| Request |
Wherever the word "this" shows up in a line, please copy that line.

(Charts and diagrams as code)
* * *

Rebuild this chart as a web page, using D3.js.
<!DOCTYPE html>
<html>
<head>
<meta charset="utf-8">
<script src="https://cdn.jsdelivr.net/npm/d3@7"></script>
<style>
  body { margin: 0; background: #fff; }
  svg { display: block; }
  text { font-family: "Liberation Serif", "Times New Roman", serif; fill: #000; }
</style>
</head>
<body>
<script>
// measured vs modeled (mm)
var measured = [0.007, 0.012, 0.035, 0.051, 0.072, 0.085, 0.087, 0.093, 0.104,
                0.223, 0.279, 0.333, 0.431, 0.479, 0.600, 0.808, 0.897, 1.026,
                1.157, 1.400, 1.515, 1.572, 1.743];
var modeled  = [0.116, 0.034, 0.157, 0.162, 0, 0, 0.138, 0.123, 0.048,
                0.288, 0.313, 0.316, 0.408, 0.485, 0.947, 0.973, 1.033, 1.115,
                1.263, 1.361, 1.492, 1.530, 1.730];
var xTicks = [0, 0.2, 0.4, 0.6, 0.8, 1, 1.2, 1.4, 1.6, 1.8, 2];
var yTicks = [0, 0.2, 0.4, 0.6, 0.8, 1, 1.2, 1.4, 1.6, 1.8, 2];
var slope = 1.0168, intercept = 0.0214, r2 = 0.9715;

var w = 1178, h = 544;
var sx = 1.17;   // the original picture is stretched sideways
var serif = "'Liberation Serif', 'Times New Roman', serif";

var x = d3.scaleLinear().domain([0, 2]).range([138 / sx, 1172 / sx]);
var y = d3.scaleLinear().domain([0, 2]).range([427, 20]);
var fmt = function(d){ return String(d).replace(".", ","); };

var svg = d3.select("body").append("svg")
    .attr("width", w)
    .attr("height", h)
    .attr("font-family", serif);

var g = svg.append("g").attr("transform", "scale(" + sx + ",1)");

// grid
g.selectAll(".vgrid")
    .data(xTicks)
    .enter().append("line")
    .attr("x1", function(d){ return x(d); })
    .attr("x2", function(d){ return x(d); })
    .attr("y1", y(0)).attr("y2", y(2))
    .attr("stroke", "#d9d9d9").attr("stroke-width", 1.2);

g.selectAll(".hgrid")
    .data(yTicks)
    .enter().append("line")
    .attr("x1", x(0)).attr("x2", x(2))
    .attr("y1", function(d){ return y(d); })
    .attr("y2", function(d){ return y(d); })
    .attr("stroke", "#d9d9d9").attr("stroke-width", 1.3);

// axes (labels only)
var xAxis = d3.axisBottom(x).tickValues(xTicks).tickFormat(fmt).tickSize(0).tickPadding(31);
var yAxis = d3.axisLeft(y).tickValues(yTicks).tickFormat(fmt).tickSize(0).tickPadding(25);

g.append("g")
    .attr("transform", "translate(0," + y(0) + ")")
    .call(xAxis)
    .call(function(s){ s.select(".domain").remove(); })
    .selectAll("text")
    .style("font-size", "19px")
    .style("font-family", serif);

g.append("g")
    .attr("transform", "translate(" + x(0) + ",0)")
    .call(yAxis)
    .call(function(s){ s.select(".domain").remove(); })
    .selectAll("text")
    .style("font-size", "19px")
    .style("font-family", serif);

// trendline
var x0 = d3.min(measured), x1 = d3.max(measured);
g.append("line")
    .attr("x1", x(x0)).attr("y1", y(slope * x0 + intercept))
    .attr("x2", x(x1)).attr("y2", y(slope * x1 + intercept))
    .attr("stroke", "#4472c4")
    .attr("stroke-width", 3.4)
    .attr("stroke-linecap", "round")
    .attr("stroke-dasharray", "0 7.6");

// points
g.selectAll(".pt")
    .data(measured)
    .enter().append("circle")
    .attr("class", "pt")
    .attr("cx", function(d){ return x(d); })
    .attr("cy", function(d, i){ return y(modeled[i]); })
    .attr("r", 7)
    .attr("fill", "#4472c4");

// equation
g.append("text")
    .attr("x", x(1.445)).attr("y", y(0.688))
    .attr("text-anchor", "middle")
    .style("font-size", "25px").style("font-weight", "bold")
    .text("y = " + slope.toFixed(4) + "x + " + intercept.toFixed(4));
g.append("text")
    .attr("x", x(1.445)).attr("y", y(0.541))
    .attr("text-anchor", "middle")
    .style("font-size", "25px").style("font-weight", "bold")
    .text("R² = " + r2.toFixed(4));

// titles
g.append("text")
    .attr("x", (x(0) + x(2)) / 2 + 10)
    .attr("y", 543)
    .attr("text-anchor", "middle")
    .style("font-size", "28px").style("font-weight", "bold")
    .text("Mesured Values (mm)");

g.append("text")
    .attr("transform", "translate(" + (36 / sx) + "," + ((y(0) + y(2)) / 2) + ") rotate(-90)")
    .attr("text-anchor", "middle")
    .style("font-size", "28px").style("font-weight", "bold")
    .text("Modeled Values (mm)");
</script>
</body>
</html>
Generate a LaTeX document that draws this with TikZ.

* * *

| Written answer |
Rebuild this chart as a web page, using D3.js.
Generate a LaTeX document that draws this with TikZ.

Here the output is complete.